The Apple IIgs

The last member of the Apple II line, The Apple IIgs was a also the most powerful. Announced in September 1986, the IIgs was built around a Western Design Center 65C816 processor running at either 2.8 or 1 Mhz. It included expanded graphics and sound functions, and was initially offered with 256k of RAM, expandable to 8 MB. The IIgs also offered 128k of ROM, expandable to 1 MB. The IIgs shipped with a Mac-like interface and a IIgs-specific OS, and introduced the Apple Desktop Bus (ADB) port. (It also ran most other Apple II software.) The IIgs was later offered with 1 MB of RAM, and 256k of ROM. It could also hold a SCSI adapter card, and was discontinued in December of 1992.

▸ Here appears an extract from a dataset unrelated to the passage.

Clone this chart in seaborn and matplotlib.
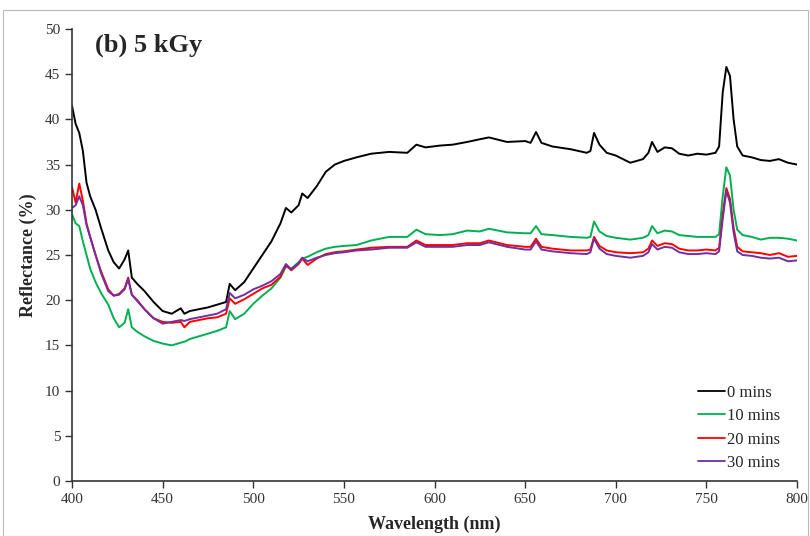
import matplotlib
matplotlib.use("Agg")
import matplotlib.pyplot as plt
import seaborn as sns
import pandas as pd
from matplotlib.patches import Rectangle

# wavelength grid (nm) shared by all series
wavelength = [400, 402, 404, 406, 408, 410, 413, 416, 420, 423, 426, 429, 431, 433, 436,
              440, 445, 450, 455, 460, 462, 465, 470, 475, 480, 485, 487, 490, 495, 500,
              505, 510, 515, 518, 521, 525, 527, 530, 535, 540, 545, 550, 557, 565, 575,
              585, 590, 595, 603, 610, 618, 625, 630, 640, 650, 653, 656, 659, 665, 675,
              684, 686, 688, 691, 695, 700, 708, 715, 718, 720, 723, 727, 731, 735, 740,
              745, 750, 755, 757, 759, 761, 763, 765, 767, 770, 775, 780, 785, 790, 795, 800]

r_0min = [41.5, 39.5, 38.5, 36.5, 33, 31.5, 30, 28, 25.5, 24.2, 23.5, 24.5, 25.5, 22.5, 21.8,
          21, 19.8, 18.8, 18.5, 19.1, 18.5, 18.8, 19, 19.2, 19.5, 19.8, 21.8, 21.1, 22, 23.5,
          25, 26.5, 28.5, 30.2, 29.7, 30.5, 31.8, 31.3, 32.6, 34.2, 35, 35.4, 35.8, 36.2, 36.4,
          36.3, 37.2, 36.9, 37.1, 37.2, 37.5, 37.8, 38, 37.5, 37.6, 37.4, 38.6, 37.4, 37, 36.7,
          36.3, 36.5, 38.5, 37.2, 36.3, 36, 35.2, 35.6, 36.3, 37.5, 36.4, 36.9, 36.8, 36.2, 36,
          36.2, 36.1, 36.3, 37, 43, 45.8, 44.8, 40, 37, 36, 35.8, 35.5, 35.4, 35.6, 35.2, 35]

r_10min = [29.5, 28.5, 28.2, 26.5, 25, 23.5, 22, 20.8, 19.5, 18, 17, 17.5, 19, 17, 16.5,
           16, 15.5, 15.2, 15, 15.3, 15.4, 15.7, 16, 16.3, 16.6, 17, 18.8, 17.9, 18.5, 19.6,
           20.5, 21.3, 22.5, 23.7, 23.5, 24.2, 24.6, 24.8, 25.3, 25.7, 25.9, 26, 26.1, 26.6, 27,
           27, 27.8, 27.3, 27.2, 27.3, 27.7, 27.6, 27.9, 27.5, 27.4, 27.4, 28.2, 27.3, 27.2, 27,
           26.9, 27, 28.7, 27.6, 27.1, 26.9, 26.7, 26.9, 27.2, 28.2, 27.4, 27.7, 27.6, 27.2, 27.1,
           27, 27, 27, 27.3, 31.5, 34.7, 33.8, 30, 27.8, 27.2, 27, 26.7, 26.9, 26.9, 26.8, 26.6]

r_20min = [32.5, 30.8, 32.9, 31, 28.5, 27, 25, 23.2, 21.2, 20.5, 20.7, 21.3, 22.5, 20.6, 20,
           19, 18, 17.6, 17.5, 17.6, 17, 17.6, 17.8, 18, 18.1, 18.5, 20.2, 19.6, 20.1, 20.7,
           21.3, 21.7, 22.6, 23.9, 23.3, 24, 24.6, 23.9, 24.6, 25.1, 25.3, 25.4, 25.6, 25.8, 25.9,
           25.9, 26.6, 26.1, 26.1, 26.1, 26.3, 26.3, 26.6, 26.1, 25.9, 25.9, 26.8, 25.9, 25.7, 25.5,
           25.5, 25.6, 27, 26, 25.5, 25.3, 25.2, 25.3, 25.7, 26.6, 26, 26.3, 26.2, 25.7, 25.5,
           25.5, 25.6, 25.5, 25.8, 29.5, 32.4, 31.2, 28, 25.9, 25.4, 25.3, 25.2, 25, 25.2, 24.8, 24.9]

r_30min = [30.2, 30.5, 31.5, 30.5, 28.3, 27, 25, 23, 21, 20.5, 20.6, 21.2, 22.3, 20.6, 19.9,
           19, 18, 17.4, 17.6, 17.8, 17.7, 17.9, 18.1, 18.3, 18.5, 19, 20.8, 20.2, 20.6, 21.2,
           21.6, 22.1, 22.9, 24, 23.4, 24.1, 24.7, 24.3, 24.7, 25, 25.2, 25.3, 25.5, 25.6, 25.8,
           25.8, 26.4, 25.9, 25.9, 25.9, 26.1, 26.1, 26.4, 25.9, 25.6, 25.6, 26.5, 25.6, 25.4, 25.2,
           25.1, 25.3, 26.8, 25.7, 25.1, 24.9, 24.7, 24.9, 25.3, 26.2, 25.6, 25.9, 25.8, 25.3, 25.1,
           25.1, 25.2, 25.1, 25.4, 29, 32.1, 30.8, 27.5, 25.4, 25, 24.9, 24.7, 24.6, 24.7, 24.3, 24.4]

labels = ["0 mins", "10 mins", "20 mins", "30 mins"]
colors = ["#000000", "#00B050", "#FF0000", "#7030A0"]

frames = []
for lab, vals in zip(labels, [r_0min, r_10min, r_20min, r_30min]):
    frames.append(pd.DataFrame({"Wavelength": wavelength, "Reflectance": vals, "Time": lab}))
df = pd.concat(frames, ignore_index=True)

sns.set_style("ticks")
plt.rcParams["font.family"] = ["Liberation Serif", "DejaVu Serif"]

fig = plt.figure(figsize=(8.1, 5.36), dpi=100)
ax = fig.add_axes([0.0889, 0.1026, 0.8951, 0.8434])

sns.lineplot(data=df, x="Wavelength", y="Reflectance", hue="Time",
             palette=dict(zip(labels, colors)), linewidth=1.4, ax=ax, sort=False)

ax.set_xlim(400, 800)
ax.set_ylim(0, 50)
ax.set_xticks(range(400, 801, 50))
ax.set_yticks(range(0, 51, 5))
ax.tick_params(axis="both", labelsize=11, direction="out", length=5, width=1, colors="#333333")
for lbl in ax.get_xticklabels() + ax.get_yticklabels():
    lbl.set_color("#333333")
for s in ["top", "right"]:
    ax.spines[s].set_visible(False)
for s in ["left", "bottom"]:
    ax.spines[s].set_color("#333333")
    ax.spines[s].set_linewidth(1.2)

ax.set_xlabel("Wavelength (nm)", fontsize=13, fontweight="bold", labelpad=7)
ax.set_ylabel("Reflectance (%)", fontsize=13, fontweight="bold", labelpad=6)
ax.text(0.032, 0.99, "(b) 5 kGy", transform=ax.transAxes, fontsize=19,
        fontweight="bold", va="top", ha="left")

leg = ax.legend(loc="lower right", frameon=False, fontsize=12, handlelength=1.6,
                handletextpad=0.1, labelspacing=0.45, borderaxespad=0.2,
                bbox_to_anchor=(0.99, 0.0))
for line in leg.get_lines():
    line.set_linewidth(1.3)

fig.patches.append(Rectangle((0.004, 0.0), 0.994, 0.981, transform=fig.transFigure,
                             fill=False, edgecolor="#b8b8b8", linewidth=0.8))

fig.savefig("out.png", dpi=100)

Date: Tue, 15 Apr 1997 20:46:11 -0700
From: The Anderson Family
To: glen@apple-history.pair.com
Subject: IIgs processor

Why don't you mention on your site that the Super Nintendo Entertainment System runs on a IIgs motherboard with the exception of accelerated graphics and enhaced 16-bit sound? Make those PC users cry!
Date: Fri, 21 Nov 1997 21:57:31 -0500
From: Peter Chin
To: glen@apple-history.pair.com
Subject: Nit picking / Apple IIGS

Not totally true. The SNES doesn't use the Apple IIGS motherboard, because that would have required Nintendo to have licensed the IIGS ROMs from Apple! If this were the case, since tens of millions of SNES have been sold, Apple would probably have enough money now to have bought out Bill Gates and turned Microsoft into Apple's Redmond Market Center.
What IS true: The SNES uses a special 40-pin version of the 65816, licensed from Western Design Center. It's fast enough to act as the controller for the special Nintendo graphics chips; it doesn't do much except shuffle data to them and let them do the work. How do I know this? I met Bill Mensch, the inventor of the 65816 and the President of WDC at an AppleFest a looooong time ago who told me.